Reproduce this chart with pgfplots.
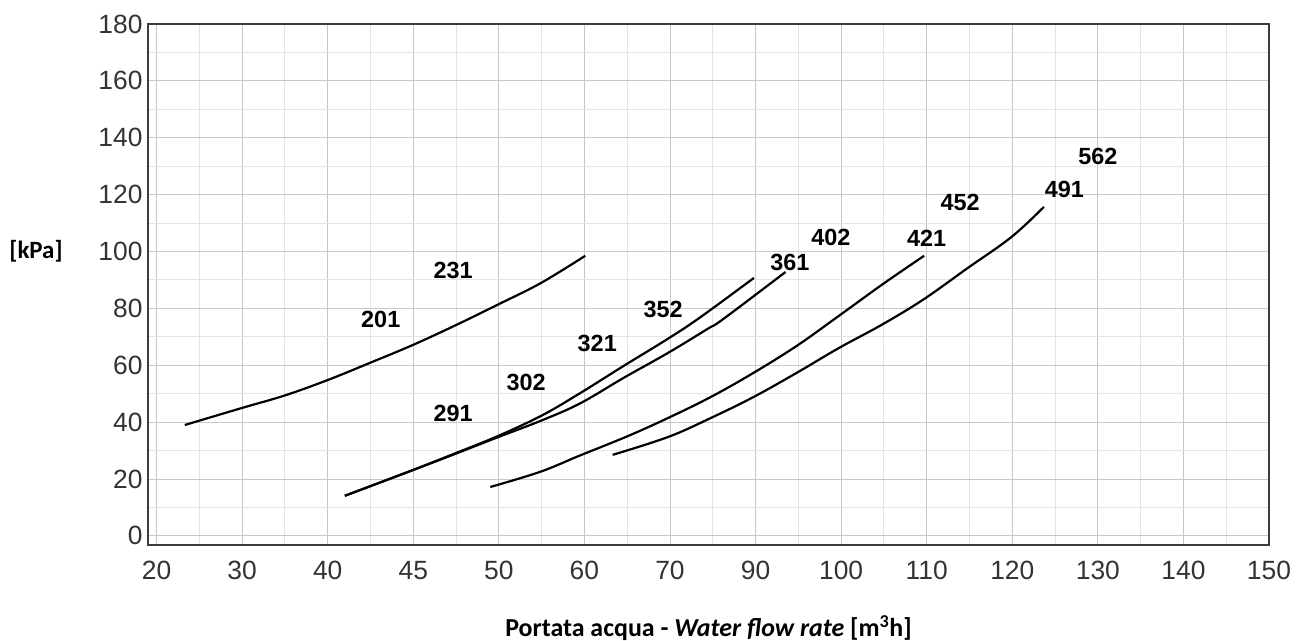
\documentclass[border=0pt]{standalone}
\usepackage{pgfplots}
\pgfplotsset{compat=1.18}
\usepackage{fontspec}
\setmainfont{Liberation Sans}
\newfontfamily\labfont{Carlito}

\definecolor{axgray}{HTML}{3C3C3C}
\definecolor{tickgray}{HTML}{333333}
\definecolor{gridmaj}{HTML}{C8C8C8}
\definecolor{gridmin}{HTML}{E4E4E4}

\pgfplotsset{curve/.style={black, line width=2.2bp, smooth, tension=0.6, mark=none}}

\begin{document}
\begin{tikzpicture}
\useasboundingbox (-148bp,-96bp) rectangle (1148bp,545bp);
\begin{axis}[
    at={(0,0)}, anchor=south west,
    scale only axis,
    width=1121bp, height=521bp,
    xmin=-0.1, xmax=13,
    ymin=-3.2, ymax=180,
    xtick={0,...,13},
    xticklabels={20,30,40,45,50,60,70,90,100,110,120,130,140,150},
    ytick={0,20,...,180},
    minor x tick num=1,
    minor y tick num=1,
    grid=both,
    major grid style={gridmaj, line width=0.9bp},
    minor grid style={gridmin, line width=0.9bp},
    major tick length=0pt, minor tick length=0pt,
    axis line style={axgray, line width=2.2bp},
    /pgf/number format/assume math mode=true,
    tick label style={font=\fontsize{26.5}{26.5}\selectfont, text=tickgray},
    xticklabel style={yshift=-13bp},
    yticklabel style={xshift=-2bp},
    xlabel={Portata acqua - \textit{Water flow rate} [m\textsuperscript{3}h]},
    xlabel style={font=\labfont\bfseries\fontsize{26}{26}\selectfont,
        at={(axis description cs:0.5,-0.159)}, anchor=center},
    ylabel={[kPa]},
    ylabel style={font=\labfont\bfseries\fontsize{25}{25}\selectfont, rotate=-90,
        at={(axis description cs:-0.0999,0.563)}, anchor=center},
    clip=false,
]
% 201 / 231
\addplot[curve] coordinates {(0.33,39) (1.0,45) (1.5,49.4) (2.0,54.8) (2.49,60.8) (3.0,67.2)
    (3.49,74.0) (3.98,81.2) (4.49,88.9) (5.01,98.5)};
% 291 / 302 / 321 / 352
\addplot[curve] coordinates {(2.2,14.1) (3.0,23.2) (3.47,28.8) (3.98,35.0) (4.5,42.3)
    (4.95,50.2) (5.46,59.8) (5.98,69.4) (6.36,77) (6.98,90.7)};
% 361 / 402
\addplot[curve] coordinates {(2.2,14.1) (3.0,23.2) (3.47,28.6) (3.98,34.6) (4.5,40.6)
    (4.95,46.6) (5.46,55.6) (5.98,64.4) (6.44,72.8) (6.62,76.2) (7.35,92.8)};
% 421 / 452
\addplot[curve] coordinates {(3.9,17.2) (4.48,22.5) (4.95,28.3) (5.5,35) (5.98,41.5)
    (6.48,48.9) (6.98,57.4) (7.49,67.0) (7.97,77.3) (8.49,88.6) (8.97,98.5)};
% 491 / 562
\addplot[curve] coordinates {(5.33,28.5) (5.98,34.8) (6.48,41.5) (6.98,48.9) (7.49,57.5)
    (7.97,66) (8.49,74.5) (8.97,83.3) (9.47,94.0) (9.99,105.1) (10.37,115.7)};

\begin{scope}[every node/.style={font=\bfseries\fontsize{23.5}{23.5}\selectfont}]
\node at (axis cs:2.62,76.1) {201};
\node at (axis cs:3.466,93.5) {231};
\node at (axis cs:3.466,42.9) {291};
\node at (axis cs:4.32,54.1) {302};
\node at (axis cs:5.15,67.8) {321};
\node at (axis cs:5.92,79.5) {352};
\node at (axis cs:7.4,96.3) {361};
\node at (axis cs:7.88,104.8) {402};
\node at (axis cs:9.0,104.8) {421};
\node at (axis cs:9.39,117.4) {452};
\node at (axis cs:10.61,121.7) {491};
\node at (axis cs:11.0,133.3) {562};
\end{scope}
\end{axis}
\end{tikzpicture}
\end{document}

§ **The problem**
Go through the listing above and quote it exactly, apart from its images.

§ **Response**
Reproduce this chart with pgfplots.
\documentclass[border=0pt]{standalone}
\usepackage{pgfplots}
\pgfplotsset{compat=1.18}
\usepackage{fontspec}
\setmainfont{Liberation Sans}
\newfontfamily\labfont{Carlito}

\definecolor{axgray}{HTML}{3C3C3C}
\definecolor{tickgray}{HTML}{333333}
\definecolor{gridmaj}{HTML}{C8C8C8}
\definecolor{gridmin}{HTML}{E4E4E4}

\pgfplotsset{curve/.style={black, line width=2.2bp, smooth, tension=0.6, mark=none}}

\begin{document}
\begin{tikzpicture}
\useasboundingbox (-148bp,-96bp) rectangle (1148bp,545bp);
\begin{axis}[
    at={(0,0)}, anchor=south west,
    scale only axis,
    width=1121bp, height=521bp,
    xmin=-0.1, xmax=13,
    ymin=-3.2, ymax=180,
    xtick={0,...,13},
    xticklabels={20,30,40,45,50,60,70,90,100,110,120,130,140,150},
    ytick={0,20,...,180},
    minor x tick num=1,
    minor y tick num=1,
    grid=both,
    major grid style={gridmaj, line width=0.9bp},
    minor grid style={gridmin, line width=0.9bp},
    major tick length=0pt, minor tick length=0pt,
    axis line style={axgray, line width=2.2bp},
    /pgf/number format/assume math mode=true,
    tick label style={font=\fontsize{26.5}{26.5}\selectfont, text=tickgray},
    xticklabel style={yshift=-13bp},
    yticklabel style={xshift=-2bp},
    xlabel={Portata acqua - \textit{Water flow rate} [m\textsuperscript{3}h]},
    xlabel style={font=\labfont\bfseries\fontsize{26}{26}\selectfont,
        at={(axis description cs:0.5,-0.159)}, anchor=center},
    ylabel={[kPa]},
    ylabel style={font=\labfont\bfseries\fontsize{25}{25}\selectfont, rotate=-90,
        at={(axis description cs:-0.0999,0.563)}, anchor=center},
    clip=false,
]
% 201 / 231
\addplot[curve] coordinates {(0.33,39) (1.0,45) (1.5,49.4) (2.0,54.8) (2.49,60.8) (3.0,67.2)
    (3.49,74.0) (3.98,81.2) (4.49,88.9) (5.01,98.5)};
% 291 / 302 / 321 / 352
\addplot[curve] coordinates {(2.2,14.1) (3.0,23.2) (3.47,28.8) (3.98,35.0) (4.5,42.3)
    (4.95,50.2) (5.46,59.8) (5.98,69.4) (6.36,77) (6.98,90.7)};
% 361 / 402
\addplot[curve] coordinates {(2.2,14.1) (3.0,23.2) (3.47,28.6) (3.98,34.6) (4.5,40.6)
    (4.95,46.6) (5.46,55.6) (5.98,64.4) (6.44,72.8) (6.62,76.2) (7.35,92.8)};
% 421 / 452
\addplot[curve] coordinates {(3.9,17.2) (4.48,22.5) (4.95,28.3) (5.5,35) (5.98,41.5)
    (6.48,48.9) (6.98,57.4) (7.49,67.0) (7.97,77.3) (8.49,88.6) (8.97,98.5)};
% 491 / 562
\addplot[curve] coordinates {(5.33,28.5) (5.98,34.8) (6.48,41.5) (6.98,48.9) (7.49,57.5)
    (7.97,66) (8.49,74.5) (8.97,83.3) (9.47,94.0) (9.99,105.1) (10.37,115.7)};

\begin{scope}[every node/.style={font=\bfseries\fontsize{23.5}{23.5}\selectfont}]
\node at (axis cs:2.62,76.1) {201};
\node at (axis cs:3.466,93.5) {231};
\node at (axis cs:3.466,42.9) {291};
\node at (axis cs:4.32,54.1) {302};
\node at (axis cs:5.15,67.8) {321};
\node at (axis cs:5.92,79.5) {352};
\node at (axis cs:7.4,96.3) {361};
\node at (axis cs:7.88,104.8) {402};
\node at (axis cs:9.0,104.8) {421};
\node at (axis cs:9.39,117.4) {452};
\node at (axis cs:10.61,121.7) {491};
\node at (axis cs:11.0,133.3) {562};
\end{scope}
\end{axis}
\end{tikzpicture}
\end{document}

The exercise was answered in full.